[GIVEN INSTRUCTION] From the first line of the listing below, retype each line up to and including the one with "const seatFitY = [305, 4300];"; pictures stay out.

[SUPPLIED DATA]
** START **
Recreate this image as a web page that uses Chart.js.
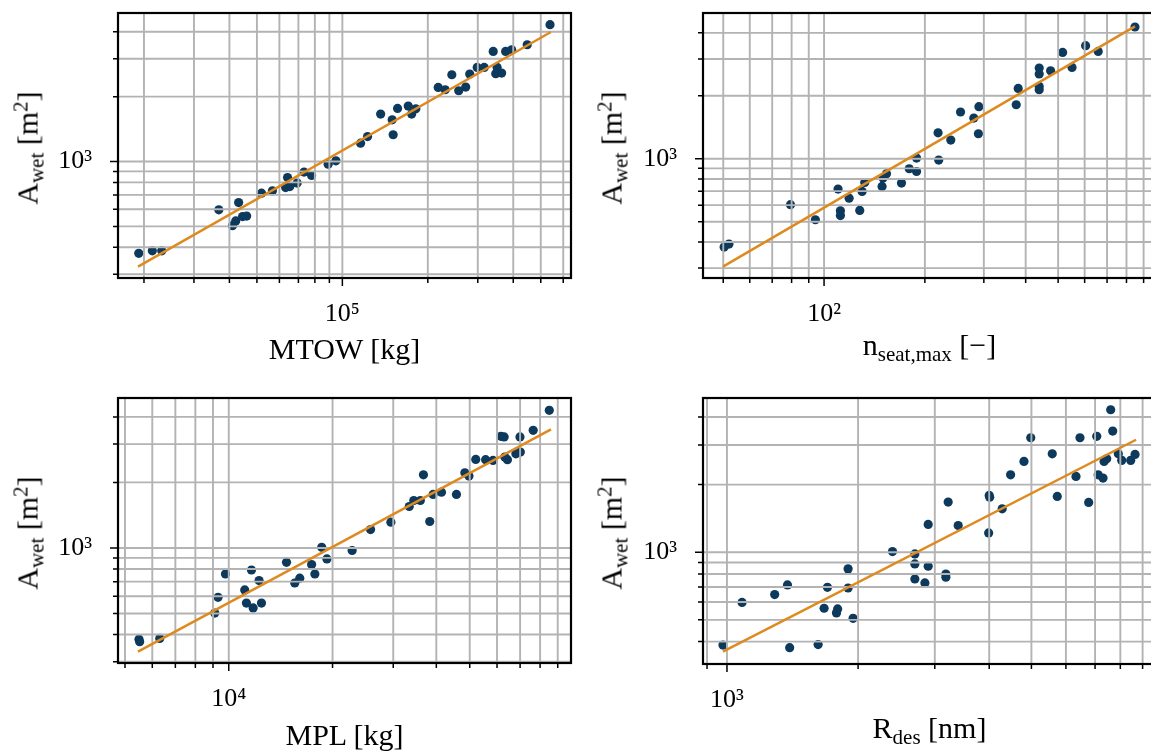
<!doctype html>
<html>
<head>
<meta charset="utf-8">
<script src="https://cdn.jsdelivr.net/npm/chart.js@4"></script>
<style>
  html, body { margin:0; padding:0; background:#fff; width:1151px; height:751px; overflow:hidden; }
  body { position:relative; font-family:"Liberation Serif", serif; color:#000; }
  canvas { position:absolute; }
  .xt, .yt { position:absolute; font-size:30px; line-height:30px; white-space:nowrap; }
  .xt { transform:translateX(-50%); }
  .yt { transform:translate(-50%, -50%) rotate(-90deg); }
  .sb { font-size:0.7em; position:relative; top:0.3em; }
  .sp { font-size:0.7em; position:relative; top:-0.5em; }
</style>
</head>
<body>
<script>
// wetted area against MTOW
const mtowKg = [19170, 21400, 23100, 36700, 43100, 41000, 42100, 44500, 46000, 51900, 56700, 63100,
  64100, 65300, 69300, 73300, 77900, 89100, 94900, 115900, 122700, 136400, 149800, 151000, 156500,
  170600, 175400, 181500, 217600, 230300, 243000, 257000, 272000, 281000, 298500, 316000, 340000,
  351000, 347000, 364000, 376000, 395000, 448000, 539000];
const awetMtow = [375, 385, 385, 597, 645, 504, 530, 555, 558, 713, 731, 757,
  843, 765, 794, 893, 861, 972, 1007, 1217, 1306, 1661, 1562, 1331, 1763,
  1808, 1661, 1757, 2207, 2153, 2527, 2130, 2215, 2547, 2733, 2733, 3243,
  2733, 2555, 2572, 3243, 3302, 3483, 4315];
const mtowFitX = [19060, 543000];
const mtowFitY = [325, 3990];

// wetted area against max seats
const nSeat = [50.3, 52.0, 79.4, 94.2, 110.1, 111.9, 111.9, 118.8, 127.8, 129.9, 132.3, 149,
  150, 153.6, 170.3, 179.6, 188.9, 188.9, 220, 219, 239, 255.6, 280, 290, 289, 374.8, 380,
  439, 439, 439, 439, 474.8, 515.7, 550, 604, 658.6, 848];
const awetSeat = [378, 391, 603, 511, 716, 564, 535, 648, 566, 698, 770, 737,
  809, 848, 765, 896, 869, 1008, 986, 1331, 1229, 1673, 1565, 1774, 1317, 1813, 2170,
  2716, 2543, 2218, 2138, 2636, 3226, 2734, 3473, 3262, 4267];
const seatFitX = [49.9, 848];
const seatFitY = [305, 4300];

// wetted area against max payload
const mplKg = [5490, 5515, 6306, 9107, 9310, 9782, 11126, 11253, 11637, 11768, 12244, 12442,
  14706, 15540, 16069, 17390, 17773, 18605, 19260, 22800, 25780, 29530, 33380, 34410, 35950,
  36700, 38280, 39160, 41400, 45760, 48400, 49740, 52060, 55600, 58410, 61580, 62930, 63200,
  64320, 68060, 70100, 69940, 76400, 85060];
const awetMpl = [381, 371, 384, 502, 593, 759, 641, 558, 792, 530, 708, 558,
  859, 690, 726, 839, 759, 1007, 890, 973, 1215, 1313, 1550, 1652, 1652,
  2168, 1323, 1761, 1804, 1761, 2214, 2138, 2551, 2545, 2525, 3256, 3236, 2615,
  2545, 2707, 2758, 3236, 3470, 4289];
const mplFitX = [5453, 86040];
const mplFitY = [334, 3507];

// wetted area against design range
const rangeNm = [979, 1083, 1287, 1377, 1393, 1619, 1671, 1701, 1784, 1795, 1897, 1897, 1948,
  2399, 2700, 2700, 2700, 2847, 2897, 2897, 3181, 3181, 3220, 3395, 4000, 4010, 3988, 4284,
  4479, 4807, 4982, 5582, 5732, 6328, 6463, 6767, 7062, 7116, 7301, 7341, 7445, 7603, 7684,
  7915, 8057, 8452, 8647];
const awetRange = [386, 598, 648, 715, 376, 388, 563, 698, 537, 559, 843, 693, 508,
  1007, 983, 887, 760, 730, 866, 1329, 800, 774, 1671, 1315, 1789, 1758, 1219, 1560,
  2211, 2536, 3231, 2742, 1771, 2174, 3231, 1665, 3279, 2211, 2137, 2536, 2605, 4307, 3461,
  2742, 2563, 2563, 2725];
const rangeFitX = [979, 8693];
const rangeFitY = [361, 3166];

// labelled decades
const awetMajor = [1000];
const awetMajorLabels = ['10³'];
const mtowMajor = [1e5];
const mtowMajorLabels = ['10⁵'];
const seatMajor = [100];
const seatMajorLabels = ['10²'];
const mplMajor = [1e4];
const mplMajorLabels = ['10⁴'];
const rangeMajor = [1000];
const rangeMajorLabels = ['10³'];

const yTitle = 'A<span class="sb">wet</span> [m<span class="sp">2</span>]';

const panels = [
  { box: [118, 13, 571, 278], xs: mtowKg, ys: awetMtow, fx: mtowFitX, fy: mtowFitY,
    xr: [16200, 639000], yr: [288, 4890], major: mtowMajor, labels: mtowMajorLabels,
    xTitle: 'MTOW [kg]', xBase: 359, yCx: 29 },
  { box: [703, 13, 1156, 278], xs: nSeat, ys: awetSeat, fx: seatFitX, fy: seatFitY,
    xr: [43.5, 980], yr: [269, 4978], major: seatMajor, labels: seatMajorLabels,
    xTitle: 'n<span class="sb">seat,max</span> [−]', xBase: 355, yCx: 613 },
  { box: [118, 398, 571, 663], xs: mplKg, ys: awetMpl, fx: mplFitX, fy: mplFitY,
    xr: [4772, 98340], yr: [296, 4886], major: mplMajor, labels: mplMajorLabels,
    xTitle: 'MPL [kg]', xBase: 745, yCx: 29 },
  { box: [703, 398, 1156, 664], xs: rangeNm, ys: awetRange, fx: rangeFitX, fy: rangeFitY,
    xr: [881, 9660], yr: [318, 4857], major: rangeMajor, labels: rangeMajorLabels,
    xTitle: 'R<span class="sb">des</span> [nm]', xBase: 738, yCx: 613 }
];

const FONT = '"Liberation Serif", serif';
const DOT = '#0d3a5c';
const FIT = '#de8a1f';
const GRID = '#b3b3b3';
const PAD = { l: 118, t: 12, r: 12, b: 62 };

// 1..9 x 10^n inside the axis range
function logTicks(min, max) {
  const out = [];
  for (let e = Math.floor(Math.log10(min)); e <= Math.ceil(Math.log10(max)); e++) {
    for (let m = 1; m < 10; m++) {
      const v = m * Math.pow(10, e);
      if (v >= min && v <= max) out.push(v);
    }
  }
  return out;
}
function isDecade(v) {
  const e = Math.log10(v);
  return Math.abs(e - Math.round(e)) < 1e-9;
}

// grid goes over the dots but under the fit line, ticks and frame on top
const axesBox = {
  id: 'axesBox',
  afterDatasetDraw(chart, args) {
    if (args.meta.type !== 'scatter') return;
    const { ctx, chartArea: a, scales: { x, y } } = chart;
    ctx.save();
    ctx.strokeStyle = GRID;
    ctx.lineWidth = 1.9;
    ctx.beginPath();
    x.ticks.forEach(t => {
      const px = x.getPixelForValue(t.value);
      ctx.moveTo(px, a.top); ctx.lineTo(px, a.bottom);
    });
    y.ticks.forEach(t => {
      const py = y.getPixelForValue(t.value);
      ctx.moveTo(a.left, py); ctx.lineTo(a.right, py);
    });
    ctx.stroke();
    ctx.restore();
  },
  afterDraw(chart) {
    const { ctx, chartArea: a, scales: { x, y } } = chart;
    ctx.save();
    ctx.strokeStyle = '#000';
    ctx.lineWidth = 1.5;
    ctx.beginPath();
    x.ticks.forEach(t => {
      const px = x.getPixelForValue(t.value);
      ctx.moveTo(px, a.bottom); ctx.lineTo(px, a.bottom + (isDecade(t.value) ? 8 : 5));
    });
    y.ticks.forEach(t => {
      const py = y.getPixelForValue(t.value);
      ctx.moveTo(a.left, py); ctx.lineTo(a.left - (isDecade(t.value) ? 8 : 5), py);
    });
    ctx.stroke();
    ctx.lineWidth = 2.2;
    ctx.strokeRect(a.left, a.top, a.right - a.left, a.bottom - a.top);
    ctx.restore();
  }
};

function axis(range, major, labels, pad, fit) {
  return {
    type: 'logarithmic',
    min: range[0],
    max: range[1],
    grid: { display: false, drawTicks: false },
    border: { display: false },
    ticks: {
      autoSkip: false,
      maxRotation: 0,
      color: '#000',
      font: { family: FONT, size: 26 },
      padding: pad,
      callback: v => {
        const i = major.findIndex(m => Math.abs(m - v) / m < 1e-9);
        return i >= 0 ? labels[i] : '';
      }
    },
    afterBuildTicks: s => { s.ticks = logTicks(range[0], range[1]).map(v => ({ value: v })); },
    afterFit: s => {
      // the box edges come from the layout padding alone
      s.paddingTop = 0; s.paddingBottom = 0; s.paddingLeft = 0; s.paddingRight = 0;
      fit(s);
    }
  };
}

panels.forEach(p => {
  const [l, t, r, b] = p.box;
  const cv = document.createElement('canvas');
  cv.width = PAD.l + (r - l) + PAD.r;
  cv.height = PAD.t + (b - t) + PAD.b;
  cv.style.left = (l - PAD.l) + 'px';
  cv.style.top = (t - PAD.t) + 'px';
  document.body.appendChild(cv);

  new Chart(cv, {
    type: 'scatter',
    data: {
      datasets: [
        {
          type: 'line',
          order: 0,
          data: p.fx.map((v, i) => ({ x: v, y: p.fy[i] })),
          borderColor: FIT,
          borderWidth: 2.5,
          pointRadius: 0,
          tension: 0,
          fill: false
        },
        {
          type: 'scatter',
          order: 1,
          data: p.xs.map((v, i) => ({ x: v, y: p.ys[i] })),
          backgroundColor: DOT,
          borderColor: DOT,
          borderWidth: 0,
          pointRadius: 4.6
        }
      ]
    },
    options: {
      responsive: false,
      animation: false,
      devicePixelRatio: 1,
      layout: { padding: { left: 0, top: PAD.t, right: PAD.r, bottom: 0 } },
      plugins: { legend: { display: false }, tooltip: { enabled: false } },
      scales: {
        x: axis(p.xr, p.major, p.labels, 21, s => { s.height = PAD.b; }),
        y: axis(p.yr, awetMajor, awetMajorLabels, 26, s => { s.width = PAD.l; })
      }
    },
    plugins: [axesBox]
  });

  const xt = document.createElement('div');
  xt.className = 'xt';
  xt.innerHTML = p.xTitle;
  xt.style.left = ((l + r) / 2) + 'px';
  xt.style.top = (p.xBase - 25) + 'px';
  document.body.appendChild(xt);

  const yt = document.createElement('div');
  yt.className = 'yt';
  yt.innerHTML = yTitle;
  yt.style.left = p.yCx + 'px';
  yt.style.top = ((t + b) / 2 + 2) + 'px';
  document.body.appendChild(yt);
});
</script>
</body>
</html>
** END **
[TASK SOLUTION]
Recreate this image as a web page that uses Chart.js.
<!doctype html>
<html>
<head>
<meta charset="utf-8">
<script src="https://cdn.jsdelivr.net/npm/chart.js@4"></script>
<style>
  html, body { margin:0; padding:0; background:#fff; width:1151px; height:751px; overflow:hidden; }
  body { position:relative; font-family:"Liberation Serif", serif; color:#000; }
  canvas { position:absolute; }
  .xt, .yt { position:absolute; font-size:30px; line-height:30px; white-space:nowrap; }
  .xt { transform:translateX(-50%); }
  .yt { transform:translate(-50%, -50%) rotate(-90deg); }
  .sb { font-size:0.7em; position:relative; top:0.3em; }
  .sp { font-size:0.7em; position:relative; top:-0.5em; }
</style>
</head>
<body>
<script>
// wetted area against MTOW
const mtowKg = [19170, 21400, 23100, 36700, 43100, 41000, 42100, 44500, 46000, 51900, 56700, 63100,
  64100, 65300, 69300, 73300, 77900, 89100, 94900, 115900, 122700, 136400, 149800, 151000, 156500,
  170600, 175400, 181500, 217600, 230300, 243000, 257000, 272000, 281000, 298500, 316000, 340000,
  351000, 347000, 364000, 376000, 395000, 448000, 539000];
const awetMtow = [375, 385, 385, 597, 645, 504, 530, 555, 558, 713, 731, 757,
  843, 765, 794, 893, 861, 972, 1007, 1217, 1306, 1661, 1562, 1331, 1763,
  1808, 1661, 1757, 2207, 2153, 2527, 2130, 2215, 2547, 2733, 2733, 3243,
  2733, 2555, 2572, 3243, 3302, 3483, 4315];
const mtowFitX = [19060, 543000];
const mtowFitY = [325, 3990];

// wetted area against max seats
const nSeat = [50.3, 52.0, 79.4, 94.2, 110.1, 111.9, 111.9, 118.8, 127.8, 129.9, 132.3, 149,
  150, 153.6, 170.3, 179.6, 188.9, 188.9, 220, 219, 239, 255.6, 280, 290, 289, 374.8, 380,
  439, 439, 439, 439, 474.8, 515.7, 550, 604, 658.6, 848];
const awetSeat = [378, 391, 603, 511, 716, 564, 535, 648, 566, 698, 770, 737,
  809, 848, 765, 896, 869, 1008, 986, 1331, 1229, 1673, 1565, 1774, 1317, 1813, 2170,
  2716, 2543, 2218, 2138, 2636, 3226, 2734, 3473, 3262, 4267];
const seatFitX = [49.9, 848];
const seatFitY = [305, 4300];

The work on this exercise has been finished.